Your goal:
Using the material below, print a verbatim copy of every line from the one containing "Generate a LaTeX" through the one containing "(title) at (455.5,29)", inclusive, and omit the pictures.

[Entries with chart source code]
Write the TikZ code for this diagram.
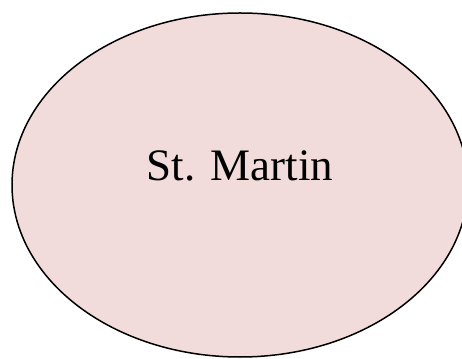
\documentclass[tikz,border=0pt]{standalone}
\usepackage{fontspec}
\setmainfont{Liberation Serif}
\usetikzlibrary{shapes.geometric, positioning}

\tikzset{
	island/.style={shape=ellipse, draw, line width=1.5pt, fill=islandpink, minimum width=456pt, minimum height=344pt, inner sep=0pt},
	islandname/.style={font=\fontsize{45}{50}\selectfont, text=black}
}
\definecolor{islandpink}{HTML}{F2DCDB}

\begin{document}
\begin{tikzpicture}[x=1pt, y=1pt]
			% Frame and clipping:
			\useasboundingbox (0, 0) rectangle (462, 358);
			\clip (0, 0) rectangle (462, 358);
			% Island and its name:
			\node[island](N1) at (240, 173){};
			\node[islandname](N2) at ([yshift=19pt]N1.center){St. Martin};
		\end{tikzpicture}
\end{document}
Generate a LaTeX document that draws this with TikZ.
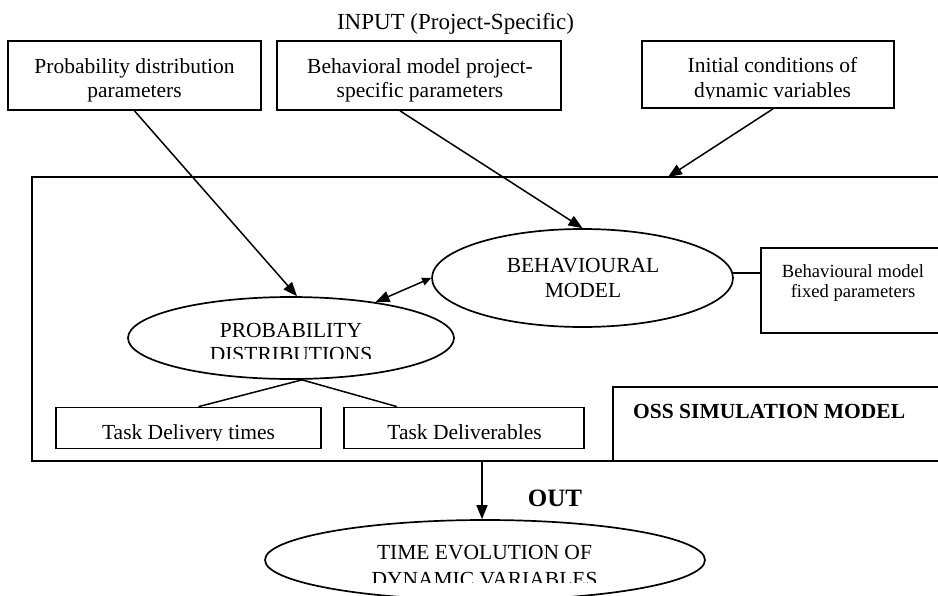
\documentclass[tikz,border=0pt]{standalone}
\usepackage{fontspec}
\setmainfont{Liberation Serif}
\usetikzlibrary{arrows.meta,calc,shapes.geometric}
\begin{document}
\begin{tikzpicture}[x=1pt,y=-1pt,
  box/.style={draw, rectangle, inner sep=0pt, line width=1.7pt},
  oval/.style={draw, ellipse, inner sep=0pt, line width=1.7pt},
  txt/.style={inner sep=0pt, anchor=base, font=\fontsize{21.5}{24}\selectfont},
  smalltxt/.style={inner sep=0pt, anchor=base, font=\fontsize{18.6}{20}\selectfont},
  boldtxt/.style={inner sep=0pt, anchor=base west, font=\fontsize{21.5}{24}\selectfont\bfseries},
  arr/.style={-{Triangle[length=14pt,width=11pt]}, line width=1.5pt},
  link/.style={line width=1.5pt}]
\useasboundingbox (0,0) rectangle (938,595);
\clip (0,0) rectangle (938,595);

% title
\node[txt, font=\fontsize{23}{26}\selectfont] (title) at (455.5,29) {INPUT (Project-Specific)};

% input boxes
\node[box, minimum width=253pt, minimum height=69pt] (b1) at (134.5,75.5) {};
\node[box, minimum width=284pt, minimum height=69pt] (b2) at (419,75.5) {};
\node[box, minimum width=252pt, minimum height=67pt] (b3) at (768,74.5) {};
\node[txt] (b1a) at (134.5,73) {Probability distribution};
\node[txt] (b1b) at (134.5,97) {parameters};
\node[txt] (b2a) at (420,73) {Behavioral model project-};
\node[txt] (b2b) at (420,97) {specific parameters};
\node[txt] (b3a) at (772.5,72) {Initial conditions of};
\begin{scope}
\clip (640,80) rectangle (900,98.5);
\node[txt] (b3b) at (772.5,97) {dynamic variables};
\end{scope}

% outer simulation model box
\node[box, minimum width=918pt, minimum height=284pt] (sim) at (491,319) {};
\node[box, minimum width=337pt, minimum height=74pt] (ossb) at (781.5,424) {};
\node[boldtxt] (ossl) at (633,418) {OSS SIMULATION MODEL};

% behavioural model
\node[oval, minimum width=301pt, minimum height=98pt] (bm) at (582.5,278) {};
\node[txt] (bma) at (583,272) {BEHAVIOURAL};
\node[txt] (bmb) at (583,297) {MODEL};

% fixed parameters
\node[box, minimum width=189pt, minimum height=85pt] (fp) at (855.5,290.5) {};
\node[smalltxt] (fpa) at (853,277) {Behavioural model};
\node[smalltxt] (fpb) at (853,297) {fixed parameters};

% probability distributions
\node[oval, minimum width=326pt, minimum height=82pt] (pd) at (291,338) {};
\node[txt] (pda) at (291,337) {PROBABILITY};
\begin{scope}
\clip (120,340) rectangle (460,358);
\node[txt] (pdb) at (291,361) {DISTRIBUTIONS};
\end{scope}

% task boxes
\node[box, minimum width=265pt, minimum height=41pt] (t1) at (188.5,428) {};
\node[box, minimum width=240pt, minimum height=41pt] (t2) at (464,428) {};
\begin{scope}
\clip (50,412) rectangle (590,440);
\node[txt] (t1l) at (188.5,439) {Task Delivery times};
\node[txt] (t2l) at (464.5,439) {Task Deliverables};
\end{scope}

% output
\node[oval, minimum width=440pt, minimum height=80pt] (te) at (485,560) {};
\node[txt] (tea) at (484.5,559) {TIME EVOLUTION OF};
\begin{scope}
\clip (260,565) rectangle (710,582);
\node[txt] (teb) at (484.5,586) {DYNAMIC VARIABLES};
\end{scope}
\node[inner sep=0pt, anchor=base, font=\fontsize{25}{28}\selectfont\bfseries] (outl) at (555,506) {OUT};

% coordinates on the outer box
\coordinate (simin) at (668,177);
\coordinate (simout) at (482,461);

% connectors
\draw[arr] (b1.south) -- ([xshift=6pt]pd.north);
\draw[arr] ([xshift=-19pt]b2.south) -- (bm.north);
\draw[arr] ([xshift=5pt]b3.south) -- (simin);
\draw[{Triangle[length=14pt,width=11pt]}-{Triangle[length=9pt,width=8pt]}, line width=1.5pt] (pd.23) -- (bm.west);
\draw[link] (bm.2) -- (bm.2 -| fp.west);
\draw[link] ([xshift=11pt]pd.south) -- ([xshift=10pt]t1.north);
\draw[link] ([xshift=11pt]pd.south) -- ([xshift=-67pt]t2.north);
\draw[arr] (simout) -- (simout |- te.north);
\end{tikzpicture}
\end{document}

Answer to the problem:
Generate a LaTeX document that draws this with TikZ.
\documentclass[tikz,border=0pt]{standalone}
\usepackage{fontspec}
\setmainfont{Liberation Serif}
\usetikzlibrary{arrows.meta,calc,shapes.geometric}
\begin{document}
\begin{tikzpicture}[x=1pt,y=-1pt,
  box/.style={draw, rectangle, inner sep=0pt, line width=1.7pt},
  oval/.style={draw, ellipse, inner sep=0pt, line width=1.7pt},
  txt/.style={inner sep=0pt, anchor=base, font=\fontsize{21.5}{24}\selectfont},
  smalltxt/.style={inner sep=0pt, anchor=base, font=\fontsize{18.6}{20}\selectfont},
  boldtxt/.style={inner sep=0pt, anchor=base west, font=\fontsize{21.5}{24}\selectfont\bfseries},
  arr/.style={-{Triangle[length=14pt,width=11pt]}, line width=1.5pt},
  link/.style={line width=1.5pt}]
\useasboundingbox (0,0) rectangle (938,595);
\clip (0,0) rectangle (938,595);

% title
\node[txt, font=\fontsize{23}{26}\selectfont] (title) at (455.5,29) {INPUT (Project-Specific)};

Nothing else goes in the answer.